UPDATE 2-Argentina takes new measures as black-market peso sinks
BUENOS AIRES May 7 (Reuters) - Argentina on Tuesday urged middle-class dollar savers and rich investors holding assets overseas to declare their greenbacks through a tax amnesty plan meant to shore up the country's wobbly currency.
Argentines have sought safety in U.S. dollars rather than leaving their savings vulnerable to their country's inflation rate, clocked at about 25 percent by private economists.
The peso has shed 22 percent of its value on the black market this year and central bank reserves are down 9 percent. With public spending on the rise ahead of October mid-term elections, the government's need for dollars has become acute.
The announcement of the amnesty plan, under which those with dollars can buy bonds to be used to finance energy and infrastructure projects, came hours after the black market peso closed above the key psychological barrier of 10 per dollar.
The bond will have a 2016 maturity and a 4 percent coupon. Argentina will also offer a separate savings instrument backed by the central bank to be used to finance housing projects.
"We hope these measures will encourage those who have undeclared savings in dollars to use them to invest in transparent financial instruments," Economy Minister Hernan Lorenzino said during a televised address.
Economist and former central bank chief Rodolfo Rossi said the measures will not convince Argentines to declare their greenbacks, much less entrust them to a government that has scared off investment with heavy-handed market interventions.
"The problem is not that people don't know what to do with their dollars, but that they are running away from the peso," he said. "The problem is that people do not trust the government."
Earlier in the day the peso slumped 2.1 percent to close at a record-low bid price of 10.04 per dollar on the black market , marking a whopping 93 percent spread over the official interbank peso, which was trading at 5.21.
The government of the South American grains-exporting country virtually banned foreign currency purchases a year ago to stem capital flight as well as to safeguard dollars to pay for imports and repay debts.

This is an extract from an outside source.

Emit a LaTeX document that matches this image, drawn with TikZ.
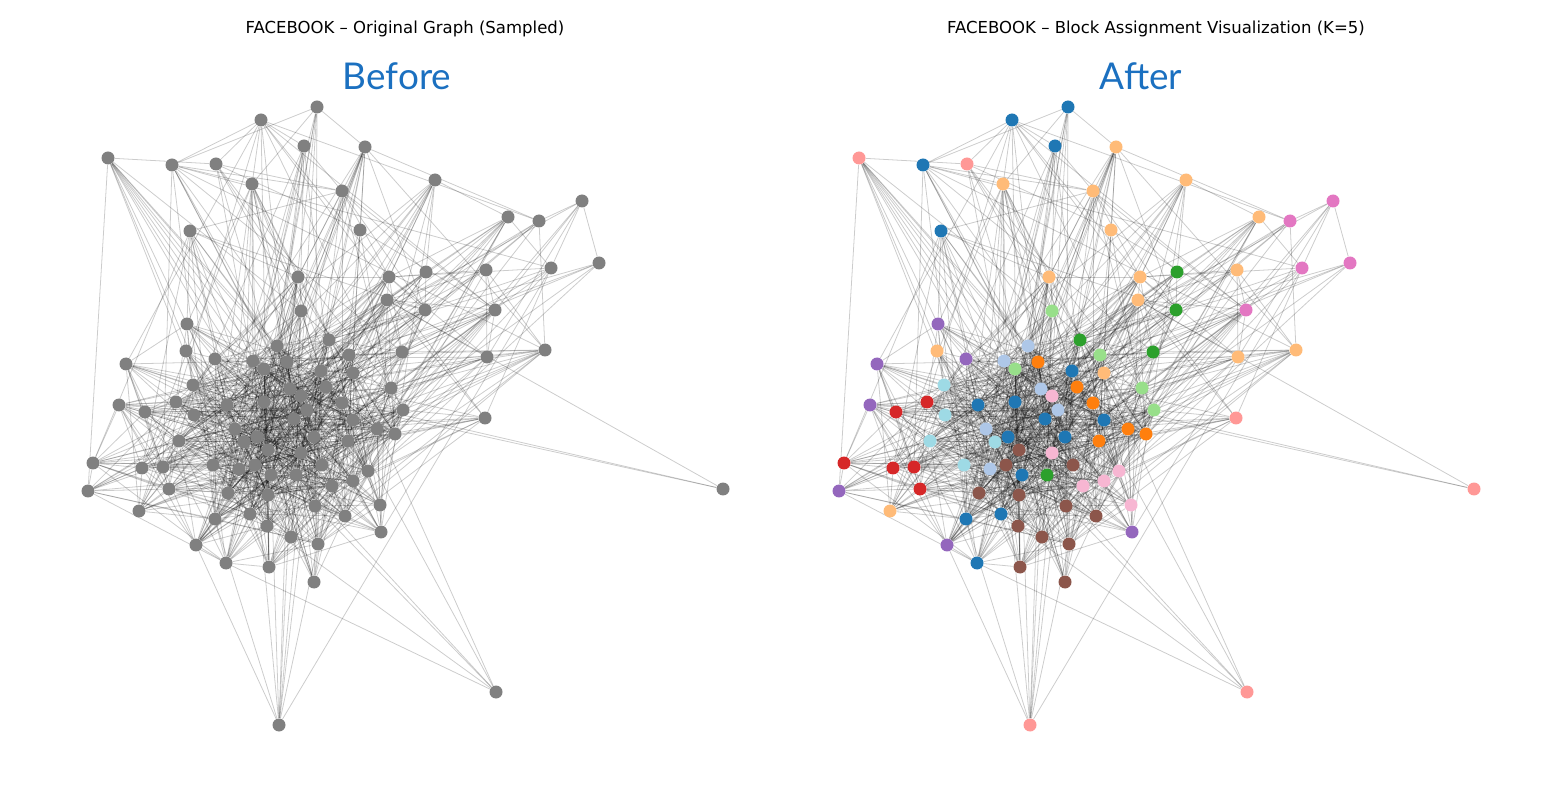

Dollar demand has increased due to fears the peso could start depreciating at a faster rate. Argentina has a long history of devaluations and economic crises.
Economists say investors are putting off projects due to financial uncertainty, which has included speculation about a devaluation after October mid-term elections.
Argentine President Cristina Fernandez dismissed the possibility of a devaluation during a nationally televised speech late on Monday, arguing that it would only favor exporters and hurt the poor.
"Those people who aim to make money with a devaluation at the people's expense are going to have to wait for another government," Fernandez said.